** start Source material **
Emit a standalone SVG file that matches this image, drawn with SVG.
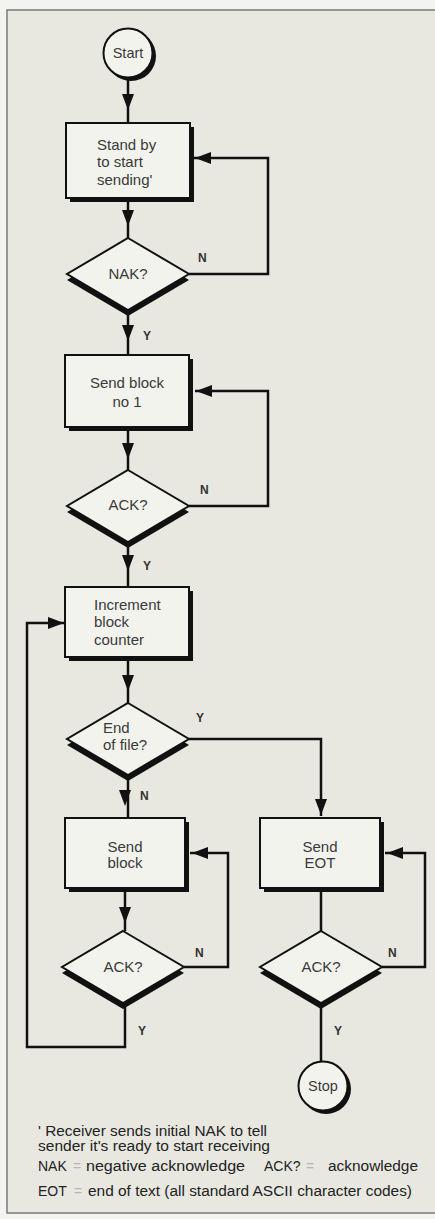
<svg xmlns="http://www.w3.org/2000/svg" width="435" height="1219" viewBox="0 0 435 1219">
<style>
.bg{fill:#f3f3ef}
.frame{fill:#e8e8e1;stroke:#7a7a78;stroke-width:1.5}
.sh{fill:#111}
.nd{fill:#f3f3ee;stroke:#111;stroke-width:2}
.t{font-family:"Liberation Sans",Arial,sans-serif;font-size:15px;fill:#3a3a3a}
.tc{text-anchor:middle}
.lb{font-family:"Liberation Sans",Arial,sans-serif;font-size:12px;font-weight:bold;fill:#333}
.fn{font-family:"Liberation Sans",Arial,sans-serif;font-size:14px;fill:#222}
.eq{font-family:"Liberation Sans",Arial,sans-serif;font-size:14px;fill:#b9b5b3}
.ln{fill:none;stroke:#111;stroke-width:2.5}
.ah{fill:#111}
</style>
<defs>
<path id="ad" d="M-6,-16 L6,-16 L0,0 Z"/>
<path id="al" d="M16,-6 L16,6 L0,0 Z"/>
<path id="ar" d="M-16,-6 L-16,6 L0,0 Z"/>
</defs>
<rect class="bg" x="0" y="0" width="435" height="1219"/>
<rect class="frame" x="7" y="10" width="440" height="1203"/>

<g id="connectors">
<path class="ln" d="M128,80 V123"/>
<path class="ln" d="M128,198 V238"/>
<path class="ln" d="M189,274 H268 V158 H192"/>
<path class="ln" d="M128,310 V355"/>
<path class="ln" d="M128,427 V470"/>
<path class="ln" d="M189,506 H268 V391 H195"/>
<path class="ln" d="M128,542 V587"/>
<path class="ln" d="M128,657 V703"/>
<path class="ln" d="M189,739 H321 V816"/>
<path class="ln" d="M128,775 V818"/>
<path class="ln" d="M125,888 V931"/>
<path class="ln" d="M184,967 H228 V853 H190"/>
<path class="ln" d="M321,888 V931"/>
<path class="ln" d="M382,967 H425 V853 H385"/>
<path class="ln" d="M125,1003 V1047 H27 V623 H64"/>
<path class="ln" d="M321,1003 V1062"/>
<use class="ah" href="#ad" x="128" y="110"/>
<use class="ah" href="#ad" x="128" y="226"/>
<use class="ah" href="#al" x="195" y="158"/>
<use class="ah" href="#ad" x="128" y="341"/>
<use class="ah" href="#ad" x="128" y="459"/>
<use class="ah" href="#al" x="196" y="391"/>
<use class="ah" href="#ad" x="128" y="571"/>
<use class="ah" href="#ad" x="128" y="691"/>
<use class="ah" href="#ad" x="321" y="815"/>
<use class="ah" href="#ad" x="125" y="806"/>
<use class="ah" href="#ad" x="125" y="923"/>
<use class="ah" href="#al" x="192" y="853"/>
<use class="ah" href="#al" x="387" y="853"/>
<use class="ah" href="#ar" x="64" y="623"/>
</g>

<g id="start">
<circle class="sh" cx="131" cy="56" r="25"/>
<circle class="nd" cx="128" cy="53" r="24.5"/>
<text class="t tc" x="128" y="58" style="font-size:14.5px">Start</text>
</g>

<g id="standby">
<rect class="sh" x="70" y="127" width="124" height="75"/>
<rect class="nd" x="66" y="123" width="124" height="75"/>
<text class="t" x="97" y="150">Stand by</text>
<text class="t" x="97" y="167">to start</text>
<text class="t" x="97" y="185">sending'</text>
</g>

<g id="nak">
<polygon class="sh" points="128,243 189,280 128,316 67,280"/>
<polygon class="nd" points="128,238 189,274 128,310 67,274"/>
<text class="t tc" x="128" y="279">NAK?</text>
<text class="lb" x="198" y="262">N</text>
<text class="lb" x="143" y="340">Y</text>
</g>

<g id="sendblock1">
<rect class="sh" x="69" y="359" width="124" height="72"/>
<rect class="nd" x="65" y="355" width="124" height="72"/>
<text class="t tc" x="127" y="388">Send block</text>
<text class="t tc" x="127" y="407">no 1</text>
</g>

<g id="ack1">
<polygon class="sh" points="128,475 189,512 128,548 67,512"/>
<polygon class="nd" points="128,470 189,506 128,542 67,506"/>
<text class="t tc" x="128" y="510">ACK?</text>
<text class="lb" x="200" y="494">N</text>
<text class="lb" x="143" y="570">Y</text>
</g>

<g id="increment">
<rect class="sh" x="69" y="591" width="124" height="70"/>
<rect class="nd" x="65" y="587" width="124" height="70"/>
<text class="t" x="94" y="610">Increment</text>
<text class="t" x="94" y="627">block</text>
<text class="t" x="94" y="645">counter</text>
</g>

<g id="eof">
<polygon class="sh" points="128,708 189,745 128,781 67,745"/>
<polygon class="nd" points="128,703 189,739 128,775 67,739"/>
<text class="t" x="103" y="733">End</text>
<text class="t" x="103" y="750">of file?</text>
<text class="lb" x="196" y="722">Y</text>
<text class="lb" x="140" y="800">N</text>
</g>

<g id="sendblock">
<rect class="sh" x="69" y="822" width="120" height="70"/>
<rect class="nd" x="65" y="818" width="120" height="70"/>
<text class="t tc" x="125" y="852">Send</text>
<text class="t tc" x="125" y="868">block</text>
</g>

<g id="sendeot">
<rect class="sh" x="264" y="822" width="120" height="70"/>
<rect class="nd" x="260" y="818" width="120" height="70"/>
<text class="t tc" x="320" y="852">Send</text>
<text class="t tc" x="320" y="868">EOT</text>
</g>

<g id="ack2">
<polygon class="sh" points="123,936 184,973 123,1009 62,973"/>
<polygon class="nd" points="123,931 184,967 123,1003 62,967"/>
<text class="t tc" x="123" y="972">ACK?</text>
<text class="lb" x="195" y="957">N</text>
<text class="lb" x="138" y="1035">Y</text>
</g>

<g id="ack3">
<polygon class="sh" points="321,936 382,973 321,1009 260,973"/>
<polygon class="nd" points="321,931 382,967 321,1003 260,967"/>
<text class="t tc" x="321" y="972">ACK?</text>
<text class="lb" x="388" y="957">N</text>
<text class="lb" x="334" y="1035">Y</text>
</g>

<g id="stop">
<circle class="sh" cx="326" cy="1089" r="25"/>
<circle class="nd" cx="323" cy="1086" r="24.5"/>
<text class="t tc" x="323" y="1091" style="font-size:14.5px">Stop</text>
</g>

<g id="notes">
<text class="fn" x="38" y="1136" textLength="229" lengthAdjust="spacingAndGlyphs">' Receiver sends initial NAK to tell</text>
<text class="fn" x="38" y="1151" textLength="232" lengthAdjust="spacingAndGlyphs">sender it's ready to start receiving</text>
<text class="fn" x="38" y="1171">NAK</text>
<text class="eq" x="73" y="1171">=</text>
<text class="fn" x="86" y="1171" textLength="159" lengthAdjust="spacingAndGlyphs">negative acknowledge</text>
<text class="fn" x="264" y="1171">ACK?</text>
<text class="eq" x="306" y="1171">=</text>
<text class="fn" x="328" y="1171" textLength="90" lengthAdjust="spacingAndGlyphs">acknowledge</text>
<text class="fn" x="38" y="1196">EOT</text>
<text class="eq" x="74" y="1196">=</text>
<text class="fn" x="88" y="1196" textLength="324" lengthAdjust="spacingAndGlyphs">end of text (all standard ASCII character codes)</text>
</g>
</svg>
** end Source material **
What to produce: Repeat the material above word for word, please, apart from its images.

Written answer:
Emit a standalone SVG file that matches this image, drawn with SVG.
<svg xmlns="http://www.w3.org/2000/svg" width="435" height="1219" viewBox="0 0 435 1219">
<style>
.bg{fill:#f3f3ef}
.frame{fill:#e8e8e1;stroke:#7a7a78;stroke-width:1.5}
.sh{fill:#111}
.nd{fill:#f3f3ee;stroke:#111;stroke-width:2}
.t{font-family:"Liberation Sans",Arial,sans-serif;font-size:15px;fill:#3a3a3a}
.tc{text-anchor:middle}
.lb{font-family:"Liberation Sans",Arial,sans-serif;font-size:12px;font-weight:bold;fill:#333}
.fn{font-family:"Liberation Sans",Arial,sans-serif;font-size:14px;fill:#222}
.eq{font-family:"Liberation Sans",Arial,sans-serif;font-size:14px;fill:#b9b5b3}
.ln{fill:none;stroke:#111;stroke-width:2.5}
.ah{fill:#111}
</style>
<defs>
<path id="ad" d="M-6,-16 L6,-16 L0,0 Z"/>
<path id="al" d="M16,-6 L16,6 L0,0 Z"/>
<path id="ar" d="M-16,-6 L-16,6 L0,0 Z"/>
</defs>
<rect class="bg" x="0" y="0" width="435" height="1219"/>
<rect class="frame" x="7" y="10" width="440" height="1203"/>

<g id="connectors">
<path class="ln" d="M128,80 V123"/>
<path class="ln" d="M128,198 V238"/>
<path class="ln" d="M189,274 H268 V158 H192"/>
<path class="ln" d="M128,310 V355"/>
<path class="ln" d="M128,427 V470"/>
<path class="ln" d="M189,506 H268 V391 H195"/>
<path class="ln" d="M128,542 V587"/>
<path class="ln" d="M128,657 V703"/>
<path class="ln" d="M189,739 H321 V816"/>
<path class="ln" d="M128,775 V818"/>
<path class="ln" d="M125,888 V931"/>
<path class="ln" d="M184,967 H228 V853 H190"/>
<path class="ln" d="M321,888 V931"/>
<path class="ln" d="M382,967 H425 V853 H385"/>
<path class="ln" d="M125,1003 V1047 H27 V623 H64"/>
<path class="ln" d="M321,1003 V1062"/>
<use class="ah" href="#ad" x="128" y="110"/>
<use class="ah" href="#ad" x="128" y="226"/>
<use class="ah" href="#al" x="195" y="158"/>
<use class="ah" href="#ad" x="128" y="341"/>
<use class="ah" href="#ad" x="128" y="459"/>
<use class="ah" href="#al" x="196" y="391"/>
<use class="ah" href="#ad" x="128" y="571"/>
<use class="ah" href="#ad" x="128" y="691"/>
<use class="ah" href="#ad" x="321" y="815"/>
<use class="ah" href="#ad" x="125" y="806"/>
<use class="ah" href="#ad" x="125" y="923"/>
<use class="ah" href="#al" x="192" y="853"/>
<use class="ah" href="#al" x="387" y="853"/>
<use class="ah" href="#ar" x="64" y="623"/>
</g>

<g id="start">
<circle class="sh" cx="131" cy="56" r="25"/>
<circle class="nd" cx="128" cy="53" r="24.5"/>
<text class="t tc" x="128" y="58" style="font-size:14.5px">Start</text>
</g>

<g id="standby">
<rect class="sh" x="70" y="127" width="124" height="75"/>
<rect class="nd" x="66" y="123" width="124" height="75"/>
<text class="t" x="97" y="150">Stand by</text>
<text class="t" x="97" y="167">to start</text>
<text class="t" x="97" y="185">sending'</text>
</g>

<g id="nak">
<polygon class="sh" points="128,243 189,280 128,316 67,280"/>
<polygon class="nd" points="128,238 189,274 128,310 67,274"/>
<text class="t tc" x="128" y="279">NAK?</text>
<text class="lb" x="198" y="262">N</text>
<text class="lb" x="143" y="340">Y</text>
</g>

<g id="sendblock1">
<rect class="sh" x="69" y="359" width="124" height="72"/>
<rect class="nd" x="65" y="355" width="124" height="72"/>
<text class="t tc" x="127" y="388">Send block</text>
<text class="t tc" x="127" y="407">no 1</text>
</g>

<g id="ack1">
<polygon class="sh" points="128,475 189,512 128,548 67,512"/>
<polygon class="nd" points="128,470 189,506 128,542 67,506"/>
<text class="t tc" x="128" y="510">ACK?</text>
<text class="lb" x="200" y="494">N</text>
<text class="lb" x="143" y="570">Y</text>
</g>

<g id="increment">
<rect class="sh" x="69" y="591" width="124" height="70"/>
<rect class="nd" x="65" y="587" width="124" height="70"/>
<text class="t" x="94" y="610">Increment</text>
<text class="t" x="94" y="627">block</text>
<text class="t" x="94" y="645">counter</text>
</g>

<g id="eof">
<polygon class="sh" points="128,708 189,745 128,781 67,745"/>
<polygon class="nd" points="128,703 189,739 128,775 67,739"/>
<text class="t" x="103" y="733">End</text>
<text class="t" x="103" y="750">of file?</text>
<text class="lb" x="196" y="722">Y</text>
<text class="lb" x="140" y="800">N</text>
</g>

<g id="sendblock">
<rect class="sh" x="69" y="822" width="120" height="70"/>
<rect class="nd" x="65" y="818" width="120" height="70"/>
<text class="t tc" x="125" y="852">Send</text>
<text class="t tc" x="125" y="868">block</text>
</g>

<g id="sendeot">
<rect class="sh" x="264" y="822" width="120" height="70"/>
<rect class="nd" x="260" y="818" width="120" height="70"/>
<text class="t tc" x="320" y="852">Send</text>
<text class="t tc" x="320" y="868">EOT</text>
</g>

<g id="ack2">
<polygon class="sh" points="123,936 184,973 123,1009 62,973"/>
<polygon class="nd" points="123,931 184,967 123,1003 62,967"/>
<text class="t tc" x="123" y="972">ACK?</text>
<text class="lb" x="195" y="957">N</text>
<text class="lb" x="138" y="1035">Y</text>
</g>

<g id="ack3">
<polygon class="sh" points="321,936 382,973 321,1009 260,973"/>
<polygon class="nd" points="321,931 382,967 321,1003 260,967"/>
<text class="t tc" x="321" y="972">ACK?</text>
<text class="lb" x="388" y="957">N</text>
<text class="lb" x="334" y="1035">Y</text>
</g>

<g id="stop">
<circle class="sh" cx="326" cy="1089" r="25"/>
<circle class="nd" cx="323" cy="1086" r="24.5"/>
<text class="t tc" x="323" y="1091" style="font-size:14.5px">Stop</text>
</g>

<g id="notes">
<text class="fn" x="38" y="1136" textLength="229" lengthAdjust="spacingAndGlyphs">' Receiver sends initial NAK to tell</text>
<text class="fn" x="38" y="1151" textLength="232" lengthAdjust="spacingAndGlyphs">sender it's ready to start receiving</text>
<text class="fn" x="38" y="1171">NAK</text>
<text class="eq" x="73" y="1171">=</text>
<text class="fn" x="86" y="1171" textLength="159" lengthAdjust="spacingAndGlyphs">negative acknowledge</text>
<text class="fn" x="264" y="1171">ACK?</text>
<text class="eq" x="306" y="1171">=</text>
<text class="fn" x="328" y="1171" textLength="90" lengthAdjust="spacingAndGlyphs">acknowledge</text>
<text class="fn" x="38" y="1196">EOT</text>
<text class="eq" x="74" y="1196">=</text>
<text class="fn" x="88" y="1196" textLength="324" lengthAdjust="spacingAndGlyphs">end of text (all standard ASCII character codes)</text>
</g>
</svg>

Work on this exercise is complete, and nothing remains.